The tax crime and money laundering debate. Chamber Two of the Supreme Court weighs in
One of the most heated debates to take place in recent times in criminal law corners stems from the question of whether the offense of tax evasion should or should be treated as a predicate offense for the offense of money laundering.
In brief, the debate has spawned two opposing camps:
a) Those who hold that the offense of defrauding the public purse can in no event be considered a predicate offense for money laundering, given that the party that defrauds does not obtain anything that was not already among his/her assets.
b) Against those who consider that there is no reason why the tax offense cannot be a predicate offense for money laundering, on the grounds that the property that originates from a tax offense has a criminal origin and can therefore be the material subject of a money laundering offense.

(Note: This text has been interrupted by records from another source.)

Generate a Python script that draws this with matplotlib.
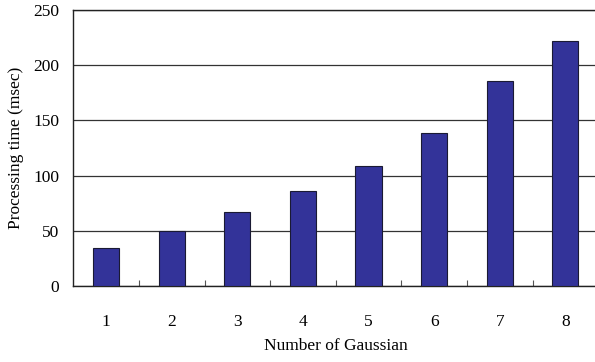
import matplotlib.pyplot as plt
import numpy as np

# --- data ---
n_gauss = ['1', '2', '3', '4', '5', '6', '7', '8']
proc_time = [34, 50, 67, 86, 109, 139, 186, 222]

plt.rcParams['font.family'] = ['Liberation Serif', 'DejaVu Serif']

fig = plt.figure(figsize=(5.95, 3.62), dpi=100)
ax = fig.add_axes([73.3 / 595, 1 - 286 / 362, 524.8 / 595, 276 / 362])

x = np.arange(1, len(n_gauss) + 1)
ax.bar(x, proc_time, width=0.4, color='#333399', edgecolor='#1a1a33',
       linewidth=0.8, zorder=3)

ax.set_xlim(0.5, len(n_gauss) + 0.5)
ax.set_ylim(0, 250)
ax.set_yticks(range(0, 251, 50))
ax.set_xticks(x)
ax.set_xticklabels(n_gauss)
ax.set_xticks(np.arange(1.5, len(n_gauss) + 0.5, 1), minor=True)

ax.tick_params(axis='y', length=0, pad=10, labelsize=12.5)
ax.tick_params(axis='x', which='major', length=0, pad=20, labelsize=12.5)
ax.tick_params(axis='x', which='minor', direction='in', length=4,
               width=0.8, color='#555555')

ax.grid(axis='y', color='#333333', linewidth=0.9, zorder=0)
for s in ['left', 'bottom', 'top']:
    ax.spines[s].set_color('#222222')
    ax.spines[s].set_linewidth(1.0)
ax.spines['right'].set_visible(False)

ax.set_xlabel('Number of Gaussian', fontsize=12.5, labelpad=6)
ax.set_ylabel('Processing time (msec)', fontsize=12.5, labelpad=7)

fig.savefig('out.png', dpi=100)
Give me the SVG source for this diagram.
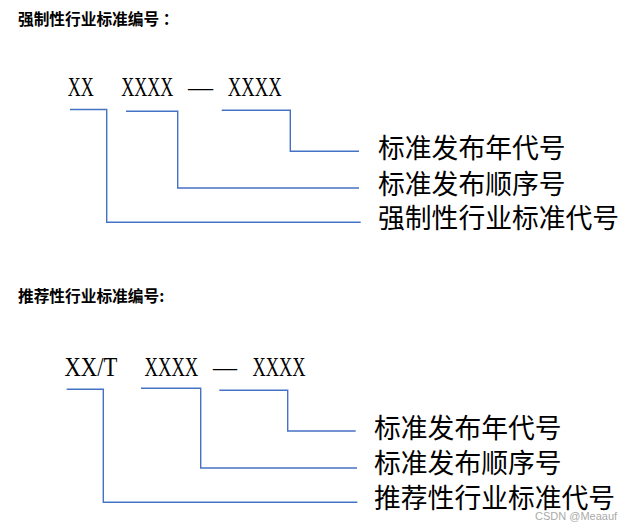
<svg xmlns="http://www.w3.org/2000/svg" width="632" height="529" viewBox="0 0 632 529">
<style>
.title{font-family:"Noto Sans CJK SC","Noto Sans",sans-serif;font-size:15.7px;font-weight:bold;fill:#000}
.code{font-family:"Liberation Serif",serif;font-size:27px;fill:#000}
.lab{font-family:"Noto Sans CJK SC","Noto Sans",sans-serif;font-size:26.8px;fill:#000}
.ln{fill:none;stroke:#4472C4;stroke-width:1.4}
.wm{font-family:"Liberation Sans",Arial,sans-serif;font-size:11px;fill:#aaa}
</style>
<rect width="632" height="529" fill="#fff"/>
<g id="top-section">
<text class="title" x="18" y="25">强制性行业标准编号 ：</text>
<g id="top-code">
<text class="code" transform="translate(67.8,96) scale(0.667,1)">XX</text>
<text class="code" transform="translate(121.3,96) scale(0.667,1)">XXXX</text>
<text class="code" transform="translate(188,96) scale(0.93,1)">—</text>
<text class="code" transform="translate(227.8,96) scale(0.69,1)">XXXX</text>
</g>
<g id="top-label-year"><text class="lab" x="378" y="158">标准发布年代号</text></g>
<g id="top-label-seq"><text class="lab" x="378" y="194">标准发布顺序号</text></g>
<g id="top-label-code"><text class="lab" x="378" y="228">强制性行业标准代号</text></g>
</g>
<g id="bottom-section">
<text class="title" x="18" y="302">推荐性行业标准编号:</text>
<g id="bottom-code">
<text class="code" transform="translate(64.5,376) scale(0.84,1)">XX/T</text>
<text class="code" transform="translate(144.5,376) scale(0.69,1)">XXXX</text>
<text class="code" transform="translate(213,376) scale(0.89,1)">—</text>
<text class="code" transform="translate(252.5,376) scale(0.68,1)">XXXX</text>
</g>
<g id="bottom-label-year"><text class="lab" x="374" y="438">标准发布年代号</text></g>
<g id="bottom-label-seq"><text class="lab" x="374" y="473">标准发布顺序号</text></g>
<g id="bottom-label-code"><text class="lab" x="374" y="508">推荐性行业标准代号</text></g>
</g>
<g id="connectors">
<polyline class="ln" points="70,109.5 106.7,109.5 106.7,222.3 360.7,222.3"/>
<polyline class="ln" points="126,111.3 177.7,111.3 177.7,188 359,188"/>
<polyline class="ln" points="221.7,110.3 290.3,110.3 290.3,151.3 359,151.3"/>
<polyline class="ln" points="66.7,389.3 103.3,389.3 103.3,502.3 357.3,502.3"/>
<polyline class="ln" points="141,388.3 200.7,388.3 200.7,468 357,468"/>
<polyline class="ln" points="219.3,390.3 287.7,390.3 287.7,431 355.7,431"/>
</g>
<text class="wm" x="535" y="520">CSDN @Meaauf</text>
</svg>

It is not the purpose of this post to spell out or analyze in depth the abundant arguments which, at this stage of the controversy, have been put forward by both camps, but rather to point out the existence of a recent—and relevant—development that has burst into the debate, that is, the first Supreme court judgment on the issue. Both sides of the debate have been eagerly awaiting the first court ruling to provide a solution to the problem raised, which is no small matter given that, among other things and if the second of the camps prevails, the offense of tax evasion could become an offense that has no statute of limitations given that when money laundering is punished the mere possession of property that has a criminal origin could lead to the paradox that the statute of limitations for both offenses does not start to run until the possession is interrupted. The legal uncertainty that this interpretation creates is undeniable.
The judgment handed down by Chamber Two of the Supreme Court on December 5, 2012 has validated the theory that the tax offense can in fact be considered a predicate offense for money laundering. Relying on the fact that this decision has been reached in other neighboring countries, the court concluded that if during the criminal investigation the part of the property owned by the defrauder that constitutes the defrauded tax can be reasonably identified, then there may be an offense of money laundering.
End of story? The camp defeated in this first round not only has the consolation of the well-founded dissenting vote of the Honorable Antonio del Moral García, but also that the new wording given to article 305 of the Criminal Code by Organic Law 7/2012, of December 28, 2012 will most likely revive the debate and lead to the need to revisit the arguments put forward thus far.